Le constat d’échec de sa relation avec elle est d’abord social, avant d’être
celle d’un désir amoureux. Si ce désir est, de fait, une recherche de complétude qui va jusqu’à
l’échange de prénoms, on le sait peut-être plus sûrement quand on est
homosexuel : cette complétude atteinte un fragment du temps est de la plus
grande fragilité qui soit, instant jamais satisfait qui s’oppose à la réalité
même du monde et de la nature humaine parce que l’autre que l’on a en soi, en
bouche, dans sa tête, garçon ou fille, restera à jamais l’être inaccessible
d’un instant achevé et jamais reproductible, dont l’art a définitivement fait
son miel.
L’une des vertus du film dont j’ai souri est le
rapport ambigu entre le jeu amoureux interprété et la part de réel que vivent
les acteurs pendant le tournage : lors d’une interview, Timothée Chalamet,
que l’on a vu en verve, riant — trop, peut-être — et lançant à Armie Hammer des
œillades qui traduisaient au moins une réelle complicité, a remercié ainsi
Elisabeth, l’épouse d’Armie Hammer, « Je remercie Elisabeth de m’avoir
permis de ramper sur le corps d’Armie ». Curieuse phrase, toute d’ambiguïté.

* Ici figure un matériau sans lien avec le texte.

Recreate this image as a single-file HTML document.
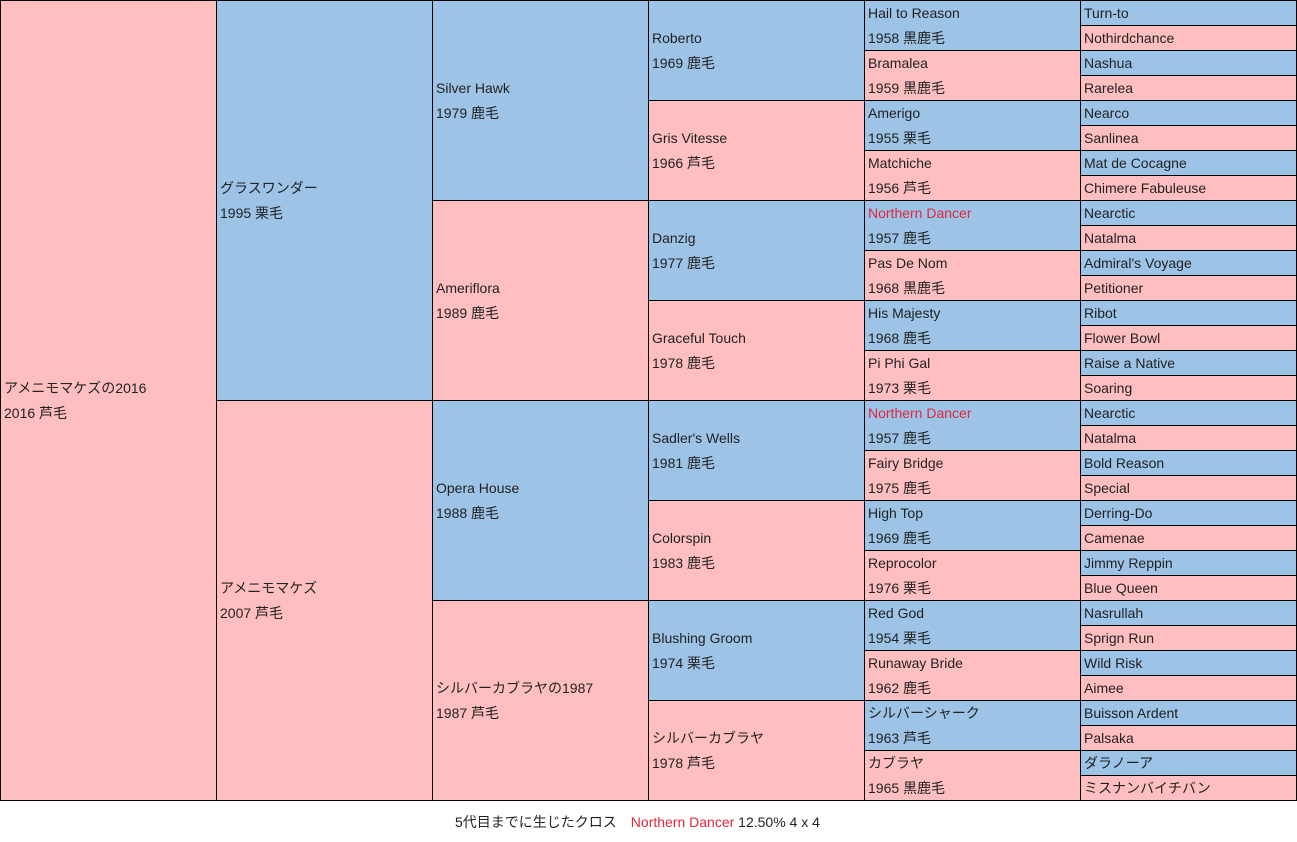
<!DOCTYPE html>
<html><head><meta charset="utf-8">
<style>
body{margin:0;background:#fff;width:1297px;height:842px;overflow:hidden;font-family:"Liberation Sans","Noto Sans CJK JP",sans-serif;font-size:14px;color:#222}
#ped{position:absolute;left:0;top:0;width:1297px;height:801px}
.c{position:absolute;box-sizing:border-box;border-left:1px solid #000;border-top:1px solid #000;display:flex;flex-direction:column;justify-content:center;padding-left:3px;line-height:25px;white-space:nowrap;overflow:hidden}
.m{background:#9dc3e6}.f{background:#ffbfc0}
.red{color:#e0283c}
#foot{position:absolute;top:812px;left:455px;font-size:14px;line-height:20px}
</style></head><body>
<div id="ped"></div>
<div id="foot">5代目までに生じたクロス　<span class="red">Northern Dancer</span> 12.50% 4 x 4</div>
<script>
const gen1=[["アメニモマケズの2016","2016 芦毛"]];
const gen2=[["グラスワンダー","1995 栗毛"],["アメニモマケズ","2007 芦毛"]];
const gen3=[["Silver Hawk","1979 鹿毛"],["Ameriflora","1989 鹿毛"],["Opera House","1988 鹿毛"],["シルバーカブラヤの1987","1987 芦毛"]];
const gen4=[["Roberto","1969 鹿毛"],["Gris Vitesse","1966 芦毛"],["Danzig","1977 鹿毛"],["Graceful Touch","1978 鹿毛"],["Sadler's Wells","1981 鹿毛"],["Colorspin","1983 鹿毛"],["Blushing Groom","1974 栗毛"],["シルバーカブラヤ","1978 芦毛"]];
const gen5=[["Hail to Reason","1958 黒鹿毛"],["Bramalea","1959 黒鹿毛"],["Amerigo","1955 栗毛"],["Matchiche","1956 芦毛"],["Northern Dancer","1957 鹿毛"],["Pas De Nom","1968 黒鹿毛"],["His Majesty","1968 鹿毛"],["Pi Phi Gal","1973 栗毛"],["Northern Dancer","1957 鹿毛"],["Fairy Bridge","1975 鹿毛"],["High Top","1969 鹿毛"],["Reprocolor","1976 栗毛"],["Red God","1954 栗毛"],["Runaway Bride","1962 鹿毛"],["シルバーシャーク","1963 芦毛"],["カブラヤ","1965 黒鹿毛"]];
const gen6=[["Turn-to"],["Nothirdchance"],["Nashua"],["Rarelea"],["Nearco"],["Sanlinea"],["Mat de Cocagne"],["Chimere Fabuleuse"],["Nearctic"],["Natalma"],["Admiral's Voyage"],["Petitioner"],["Ribot"],["Flower Bowl"],["Raise a Native"],["Soaring"],["Nearctic"],["Natalma"],["Bold Reason"],["Special"],["Derring-Do"],["Camenae"],["Jimmy Reppin"],["Blue Queen"],["Nasrullah"],["Sprign Run"],["Wild Risk"],["Aimee"],["Buisson Ardent"],["Palsaka"],["ダラノーア"],["ミスナンバイチバン"]];
const cross=["Northern Dancer"];
const gens=[gen1,gen2,gen3,gen4,gen5,gen6];
const ped=document.getElementById('ped');
gens.forEach((g,gi)=>{
  const h=800/g.length;
  g.forEach((e,i)=>{
    const d=document.createElement('div');
    
    
    const fem = gi===0 ? true : (i%2===1);
    d.className='c '+(fem?'f':'m');
    d.style.left=(gi*216)+'px';d.style.top=(i*h)+'px';
    d.style.width=(gi===5?217:216)+'px';d.style.height=(h+1)+'px';
    if(gi===5){d.style.borderRight='1px solid #000';}
    e.forEach((t,k)=>{const s=document.createElement('div');s.textContent=t;
      if(k===0&&cross.includes(t)&&gi>0)s.className='red';d.appendChild(s);});
    ped.appendChild(d);
  });
});
const b=document.createElement('div');


b.style.cssText='position:absolute;left:0;top:800px;width:1297px;height:1px;background:#000';
ped.appendChild(b);
</script>
</body></html>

Boutade, bien sûr, néanmoins si ce rapport amoureux factice intrigue depuis
longtemps les relations hétérosexuelles dans le cinéma, elles n’ont jamais
donné lieu réellement à cette nécessité de se justifier. Elle permet toutefois
de dire à quel point cette classification selon l’orientation sexuelle est
dépourvue de sens. Est-on homosexuel ? Hétérosexuel, bi, queer ? etc.
On n’en finit plus, dans cette bagarre pour déconstruire le genre, de rajouter
des lettres aux LGBTQ… Ce qu’a dit, dans cette phrase Timothée Chalamet est que Armie Hammer et lui ont eu une licence cinématographique pour avoir une
relation physique entre deux garçons, que cette relation physique n’est
certainement pas allée jusqu’à la jouissance, mais qu’ils ont pris plaisir de
rapprocher leurs corps, si différents, entre le musculeux et rubescent Armie et
le svelte Timothée à la peau laiteuse, et que ce moment de sensualité obligée
les a ouverts à une autre dimension de la perception du monde, qui bien
souvent, parce qu’elle est au-delà de la norme, reste encore dans le domaine
des choses interdites socialement, sauf à être caractérisée comme gay.
Peut-être un jour en finira-t-on avec ce type de classification, de même qu’à
cette période où seules les fonctions d’éromène et d’éraste étaient définies,
on se foutait pas mal de la nature des garçons qui savaient rapprocher leurs
corps… Je digresse, bien évidemment.
Armie Hammer par Bruce Weber Toi aussi, quand tu lis Kérouac, prends un sourire niais |
Niaiserie roublarde, disais-je. Parce que, en fin
de compte, le film a peut-être cette fonction de consacrer le décor quand le
propos initial est l’éveil du désir et de ses doutes, et de faire passer le
superflu pour l’essentiel : l’érudition n’est rien si elle n’est pas dans
un regard ouvert sur le monde et non dans un huis clos, dans le processus de
transformation à l’éveil que permettent les objets que sont les livres, la
musique, les représentations de l’esthétique du corps. Prendre l’un pour
l’autre expose à toutes les déconvenues, tous les désenchantements. Imaginons
un seul instant ce qu’aurait pu être un apprentissage de l’amour entre deux
garçons livrés bruts à une autre approche de la vie. On l’appellerait, par
exemple I ragazzi di vita. Mais je me
trompe de lieu, et d’époque, sans nul doute.